◆ **To do**: Leaving out the pictures, retype the lines from the beginning of the listing through the line containing "const toPoints = (vals)".

◆ **Source material**:
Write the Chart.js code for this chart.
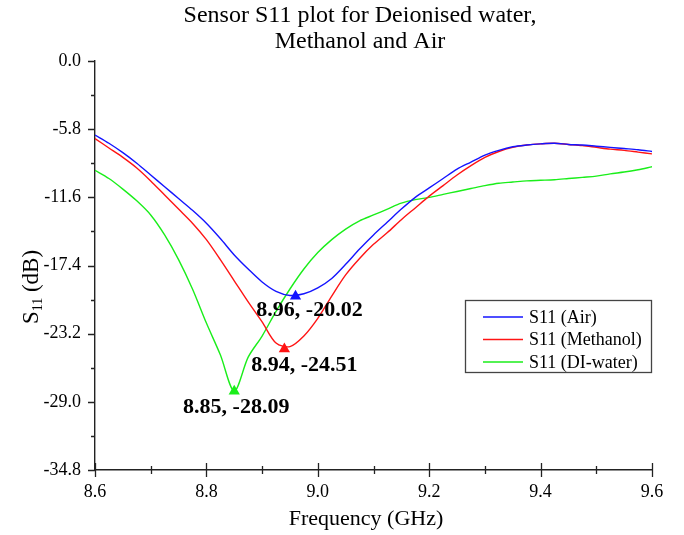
<!DOCTYPE html>
<html>
<head>
<meta charset="utf-8">
<script src="https://cdn.jsdelivr.net/npm/chart.js@4.4.1/dist/chart.umd.min.js"></script>
<style>
  html, body { margin: 0; padding: 0; background: #fff; }
  #wrap { width: 684px; height: 535px; }
</style>
</head>
<body>
<div id="wrap"><canvas id="myChart" width="684" height="535"></canvas></div>
<script>
// frequency grid (GHz)
const freq = [8.600, 8.625, 8.650, 8.675, 8.700, 8.725, 8.750, 8.775, 8.800, 8.825,
  8.850, 8.875, 8.900, 8.925, 8.950, 8.975, 9.000, 9.025, 9.050, 9.075,
  9.100, 9.125, 9.150, 9.175, 9.200, 9.225, 9.250, 9.275, 9.300, 9.325,
  9.350, 9.375, 9.400, 9.425, 9.450, 9.475, 9.500, 9.525, 9.550, 9.575, 9.600];

const s11Air = [-6.3, -7.0, -7.8, -8.7, -9.7, -10.7, -11.7, -12.7, -13.8, -15.1,
  -16.5, -17.7, -18.8, -19.6, -19.95, -19.8, -19.3, -18.5, -17.3, -16.0,
  -14.8, -13.7, -12.6, -11.6, -10.8, -10.0, -9.2, -8.6, -8.0, -7.6,
  -7.3, -7.15, -7.05, -7.0, -7.1, -7.15, -7.25, -7.35, -7.45, -7.55, -7.7];

const s11Methanol = [-6.6, -7.4, -8.2, -9.1, -10.2, -11.4, -12.6, -13.8, -15.2, -16.9,
  -18.7, -20.5, -22.2, -24.0, -24.3, -23.4, -21.9, -20.0, -18.2, -16.8,
  -15.6, -14.6, -13.5, -12.5, -11.5, -10.6, -9.7, -8.9, -8.2, -7.7,
  -7.35, -7.15, -7.05, -7.0, -7.1, -7.2, -7.35, -7.5, -7.6, -7.75, -7.9];

const s11Water = [-9.3, -10.0, -10.9, -11.9, -13.1, -14.8, -16.9, -19.4, -22.3, -25.0,
  -28.09, -25.2, -23.4, -21.3, -19.4, -17.7, -16.3, -15.2, -14.3, -13.6,
  -13.1, -12.6, -12.1, -11.8, -11.6, -11.35, -11.1, -10.85, -10.6, -10.4,
  -10.3, -10.2, -10.15, -10.1, -10.0, -9.9, -9.8, -9.6, -9.45, -9.25, -9.0];

const seriesNames = ["S11 (Air)", "S11 (Methanol)", "S11 (DI-water)"];
const seriesColors = ["#1414ff", "#ff1414", "#1aee1a"];

// resonance markers
const peakFreq = [8.96, 8.94, 8.85];
const peakVal = [-20.02, -24.51, -28.09];

const xTicks = [8.6, 8.8, 9.0, 9.2, 9.4, 9.6];
const yTicks = [0.0, -5.8, -11.6, -17.4, -23.2, -29.0, -34.8];

const titleLines = ["Sensor S11 plot for Deionised water,", "Methanol and Air"];
const xTitle = "Frequency (GHz)";

const serif = "'Liberation Serif', 'Times New Roman', serif";

const toPoints = (vals) => freq.map((f, i) => ({ x: f, y: vals[i] }));

const lineSets = [s11Air, s11Methanol, s11Water].map((vals, i) => ({
  label: seriesNames[i],
  data: toPoints(vals),
  borderColor: seriesColors[i],
  backgroundColor: seriesColors[i],
  borderWidth: 1.4,
  pointRadius: 0,
  tension: 0.3,
}));

const markerSets = peakFreq.map((f, i) => ({
  label: "peak" + i,
  data: [{ x: f, y: peakVal[i] }],
  showLine: false,
  pointStyle: "triangle",
  pointRadius: 6.5,
  borderWidth: 0,
  backgroundColor: seriesColors[i],
  borderColor: seriesColors[i],
}));

// where each peak label sits relative to its marker
const labelOffsets = [[14, 14], [20, 16], [2, 16]];

const extrasPlugin = {
  id: "extras",
  afterDraw(chart) {
    const ctx = chart.ctx;
    const xs = chart.scales.x;
    const ys = chart.scales.y;
    const area = chart.chartArea;
    ctx.save();

    // title
    ctx.fillStyle = "#000";
    ctx.font = "24px " + serif;
    ctx.textAlign = "center";
    ctx.textBaseline = "middle";
    ctx.fillText(titleLines[0], 360, 16);
    ctx.fillText(titleLines[1], 360, 42);

    // x axis title
    ctx.font = "22px " + serif;
    ctx.fillText(xTitle, 366, 519);

    // tick marks (major + minor)
    ctx.strokeStyle = "#222";
    ctx.lineWidth = 1.3;
    ctx.beginPath();
    for (let k = 0; k <= 10; k++) {
      const px = Math.round(xs.getPixelForValue(8.6 + k * 0.1)) + 0.5;
      const len = k % 2 === 0 ? 7 : 4;
      ctx.moveTo(px, area.bottom - len);
      ctx.lineTo(px, area.bottom + len);
    }
    for (let k = 0; k <= 12; k++) {
      const py = Math.round(ys.getPixelForValue(-k * 2.9)) + 0.5;
      const len = k % 2 === 0 ? 7 : 4;
      ctx.moveTo(area.left - len, py);
      ctx.lineTo(area.left, py);
    }
    ctx.stroke();

    // peak labels
    ctx.fillStyle = "#000";
    ctx.font = "bold 22px " + serif;
    peakFreq.forEach((f, i) => {
      const px = xs.getPixelForValue(f) + labelOffsets[i][0];
      const py = ys.getPixelForValue(peakVal[i]) + labelOffsets[i][1];
      ctx.fillText(f.toFixed(2) + ", " + peakVal[i].toFixed(2), px, py);
    });

    // legend box
    const lx = area.right - 187, ly = 300, lw = 186, lh = 72;
    ctx.strokeStyle = "#444";
    ctx.lineWidth = 1.3;
    ctx.strokeRect(lx + 0.5, ly + 0.5, lw, lh);
    ctx.font = "18px " + serif;
    ctx.textAlign = "left";
    seriesNames.forEach((name, i) => {
      const ry = ly + 17 + i * 22.5;
      ctx.strokeStyle = seriesColors[i];
      ctx.lineWidth = 1.4;
      ctx.beginPath();
      ctx.moveTo(lx + 18, ry);
      ctx.lineTo(lx + 58, ry);
      ctx.stroke();
      ctx.fillStyle = "#000";
      ctx.fillText(name, lx + 64, ry + 1);
    });

    // y axis title with subscript
    ctx.translate(30, 287);
    ctx.rotate(-Math.PI / 2);
    ctx.textBaseline = "alphabetic";
    const big = "23px " + serif, small = "14px " + serif;
    ctx.font = big;
    const wS = ctx.measureText("S").width;
    const wDb = ctx.measureText(" (dB)").width;
    ctx.font = small;
    const w11 = ctx.measureText("11").width;
    let cx = -(wS + w11 + wDb) / 2;
    ctx.fillStyle = "#000";
    ctx.font = big;
    ctx.fillText("S", cx, 8);
    cx += wS;
    ctx.font = small;
    ctx.fillText("11", cx, 12);
    cx += w11;
    ctx.font = big;
    ctx.fillText(" (dB)", cx, 8);

    ctx.restore();
  },
};

const ctx = document.getElementById("myChart").getContext("2d");
const myChart = new Chart(ctx, {
  type: "line",
  data: { datasets: [...lineSets, ...markerSets] },
  options: {
    responsive: false,
    animation: false,
    layout: { padding: { left: 0, right: 32, top: 61, bottom: 0 } },
    plugins: {
      legend: { display: false },
      tooltip: { enabled: false },
      title: { display: false },
    },
    scales: {
      x: {
        type: "linear",
        min: 8.6,
        max: 9.6,
        afterFit: (scale) => { scale.height = 65; },
        afterBuildTicks: (scale) => { scale.ticks = xTicks.map((v) => ({ value: v })); },
        grid: { display: false, drawTicks: false },
        border: { display: true, color: "#222", width: 1.4 },
        ticks: {
          color: "#000",
          padding: 11,
          font: { family: serif, size: 18 },
          callback: (v) => Number(v).toFixed(1),
        },
        title: { display: false },
      },
      y: {
        type: "linear",
        min: -34.8,
        max: 0,
        afterFit: (scale) => { scale.width = 95; },
        afterBuildTicks: (scale) => { scale.ticks = yTicks.map((v) => ({ value: v })); },
        grid: { display: false, drawTicks: false },
        border: { display: true, color: "#222", width: 1.4 },
        ticks: {
          color: "#000",
          padding: 14,
          font: { family: serif, size: 18 },
          callback: (v) => (Math.abs(v) < 1e-9 ? "0.0" : Number(v).toFixed(1)),
        },
        title: { display: false },
      },
    },
  },
  plugins: [extrasPlugin],
});
</script>
</body>
</html>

◆ **Task result**:
Write the Chart.js code for this chart.
<!DOCTYPE html>
<html>
<head>
<meta charset="utf-8">
<script src="https://cdn.jsdelivr.net/npm/chart.js@4.4.1/dist/chart.umd.min.js"></script>
<style>
  html, body { margin: 0; padding: 0; background: #fff; }
  #wrap { width: 684px; height: 535px; }
</style>
</head>
<body>
<div id="wrap"><canvas id="myChart" width="684" height="535"></canvas></div>
<script>
// frequency grid (GHz)
const freq = [8.600, 8.625, 8.650, 8.675, 8.700, 8.725, 8.750, 8.775, 8.800, 8.825,
  8.850, 8.875, 8.900, 8.925, 8.950, 8.975, 9.000, 9.025, 9.050, 9.075,
  9.100, 9.125, 9.150, 9.175, 9.200, 9.225, 9.250, 9.275, 9.300, 9.325,
  9.350, 9.375, 9.400, 9.425, 9.450, 9.475, 9.500, 9.525, 9.550, 9.575, 9.600];

const s11Air = [-6.3, -7.0, -7.8, -8.7, -9.7, -10.7, -11.7, -12.7, -13.8, -15.1,
  -16.5, -17.7, -18.8, -19.6, -19.95, -19.8, -19.3, -18.5, -17.3, -16.0,
  -14.8, -13.7, -12.6, -11.6, -10.8, -10.0, -9.2, -8.6, -8.0, -7.6,
  -7.3, -7.15, -7.05, -7.0, -7.1, -7.15, -7.25, -7.35, -7.45, -7.55, -7.7];

const s11Methanol = [-6.6, -7.4, -8.2, -9.1, -10.2, -11.4, -12.6, -13.8, -15.2, -16.9,
  -18.7, -20.5, -22.2, -24.0, -24.3, -23.4, -21.9, -20.0, -18.2, -16.8,
  -15.6, -14.6, -13.5, -12.5, -11.5, -10.6, -9.7, -8.9, -8.2, -7.7,
  -7.35, -7.15, -7.05, -7.0, -7.1, -7.2, -7.35, -7.5, -7.6, -7.75, -7.9];

const s11Water = [-9.3, -10.0, -10.9, -11.9, -13.1, -14.8, -16.9, -19.4, -22.3, -25.0,
  -28.09, -25.2, -23.4, -21.3, -19.4, -17.7, -16.3, -15.2, -14.3, -13.6,
  -13.1, -12.6, -12.1, -11.8, -11.6, -11.35, -11.1, -10.85, -10.6, -10.4,
  -10.3, -10.2, -10.15, -10.1, -10.0, -9.9, -9.8, -9.6, -9.45, -9.25, -9.0];

const seriesNames = ["S11 (Air)", "S11 (Methanol)", "S11 (DI-water)"];
const seriesColors = ["#1414ff", "#ff1414", "#1aee1a"];

// resonance markers
const peakFreq = [8.96, 8.94, 8.85];
const peakVal = [-20.02, -24.51, -28.09];

const xTicks = [8.6, 8.8, 9.0, 9.2, 9.4, 9.6];
const yTicks = [0.0, -5.8, -11.6, -17.4, -23.2, -29.0, -34.8];

const titleLines = ["Sensor S11 plot for Deionised water,", "Methanol and Air"];
const xTitle = "Frequency (GHz)";

const serif = "'Liberation Serif', 'Times New Roman', serif";

const toPoints = (vals) => freq.map((f, i) => ({ x: f, y: vals[i] }));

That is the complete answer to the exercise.